One thing that Labour could do, and which does not necessarily require a Labour government, though it would facilitate it, is that Labour should work with the TUC, and with the Co-operative Movement to establish a Worker-Owned and Controlled Co-operative Labour Agency. It would be a means of workers gradually establishing a monopoly supplier of labour-power, to counteract the monopoly control over capital. The more workers signed up to such an agency, the more they could set minimum wage levels, minimum conditions of employment, and so on, refusing to supply labour to any employers unless such standards were met.

The Tories allowed all sorts of con artists to set up employment agencies, to which they gave various funds and subsidies. Labour should commit itself to encouraging the TUC and Co-operative Movement to establish such an agency to provide training, support, and to act as a monopoly supplier of labour to industry as a means of ensuring minimum standards, and in government should give it statutory backing, and the kind of funding and financial support that the Tories gave to get rich quick, merchants.

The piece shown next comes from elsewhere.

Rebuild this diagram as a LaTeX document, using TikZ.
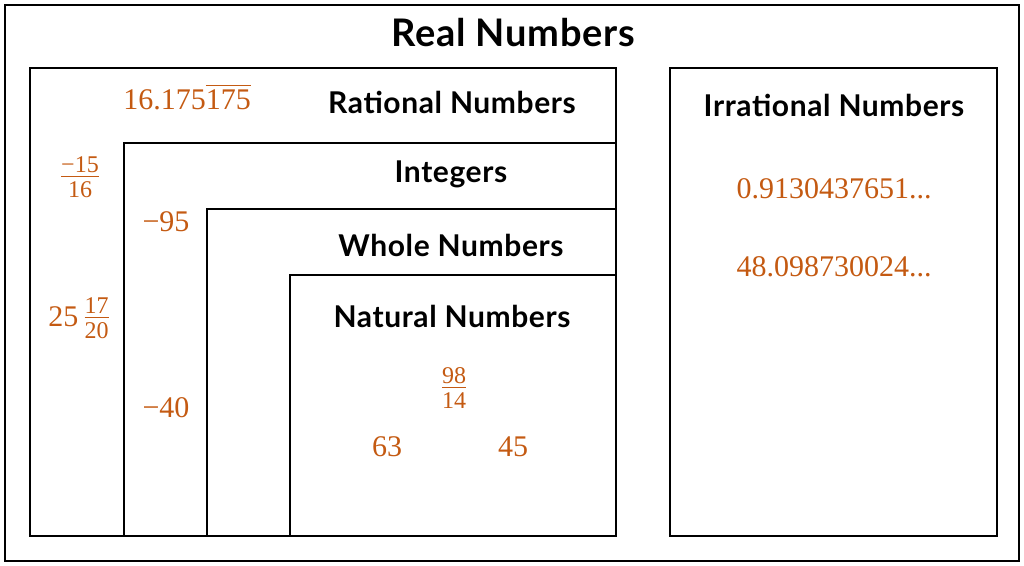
\documentclass[tikz,border=0pt]{standalone}
\usepackage{amsmath}
\usepackage{fontspec}
\setmainfont{Liberation Serif}
\newfontfamily\headfont{Lato}[LetterSpace=2]
\usepackage{xcolor}
\definecolor{numorange}{RGB}{196,90,18}
\usepackage{tikz}
\usetikzlibrary{positioning}

% stacked fraction in the text font
\newcommand{\numfrac}[2]{{\fontsize{24}{28}\selectfont$\frac{\hbox{\rule[-2.5pt]{0pt}{2.5pt}#1}}{\hbox{\rule{0pt}{19pt}#2}}$}}

\tikzset{
  setbox/.style={draw=black, line width=2.4pt},
  title/.style={font=\headfont\bfseries\fontsize{38}{42}\selectfont, text=black},
  head/.style={font=\headfont\bfseries\fontsize{30}{34}\selectfont, text=black},
  num/.style={font=\fontsize{30}{34}\selectfont, text=numorange}
}

\begin{document}
\begin{tikzpicture}[x=1pt, y=-1pt]
      \useasboundingbox (0,0) rectangle (1024,565);
      % Real numbers frame
      \draw[setbox, line width=2pt] (5,5) rectangle (1019,561);
      \node[title] (real) at (513,33) {Real Numbers};

      % Nested rational boxes
      \draw[setbox] (30,68) rectangle (616,536);
      \draw[setbox] (124,143) rectangle (616,536);
      \draw[setbox] (207,209) rectangle (616,536);
      \draw[setbox] (290,275) rectangle (616,536);
      \node[head] (rational) at (452,102) {Rational Numbers};
      \node[head] (integers) at (451,174) {Integers};
      \node[head] (whole) at (451,245) {Whole Numbers};
      \node[head] (natural) at (452,316) {Natural Numbers};

      % Examples in the rational boxes
      \node[num] (rep) at (187,97) {$\text{16.175}\overline{\text{175}}$};
      \node[num] (negfrac) at (80,177) {\numfrac{−15}{16}};
      \node[num] (mixed) at (79,318) {\raisebox{-3pt}{25}\,\numfrac{17}{20}};
      \node[num] (neg95) at (166,222) {−95};
      \node[num] (neg40) at (166,408) {−40};
      \node[num] (natfrac) at (454,388) {\numfrac{98}{14}};
      \node[num] (n63) at (387,447) {63};
      \node[num] (n45) at (513,447) {45};

      % Irrational box
      \draw[setbox] (670,68) rectangle (997,536);
      \node[head] (irrational) at (834,105) {Irrational Numbers};
      \node[num] (irr1) at (834,189) {0.9130437651...};
      \node[num] (irr2) at (834,267) {48.098730024...};
\end{tikzpicture}
\end{document}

Labour spokespeople are frequently asked how they will pay for various of their projects. By raising wages substantially, this question will disappear. Not only will the burdens currently born by the taxpayer, i.e. by other workers, of paying all sorts of in work welfare benefits be lifted, and the cost be put where it should be, on the capital that extracts profits from the workers labour, but the various distortions in the market which that welfarism imposes will be removed to, facilitating a more rapid accumulation of capital, increase in employment, and further rise in wages.


Moreover, in order to lessen the monopoly power of capital in relation to labour, its necessary to act against the potential for capital to engage in strikes and lockouts. Part of the answer to that lies in ensuring that workers have minimum levels of income when not in employment, and also in measures of industrial democracy, to strengthen the position of workers. I will address those points in further posts.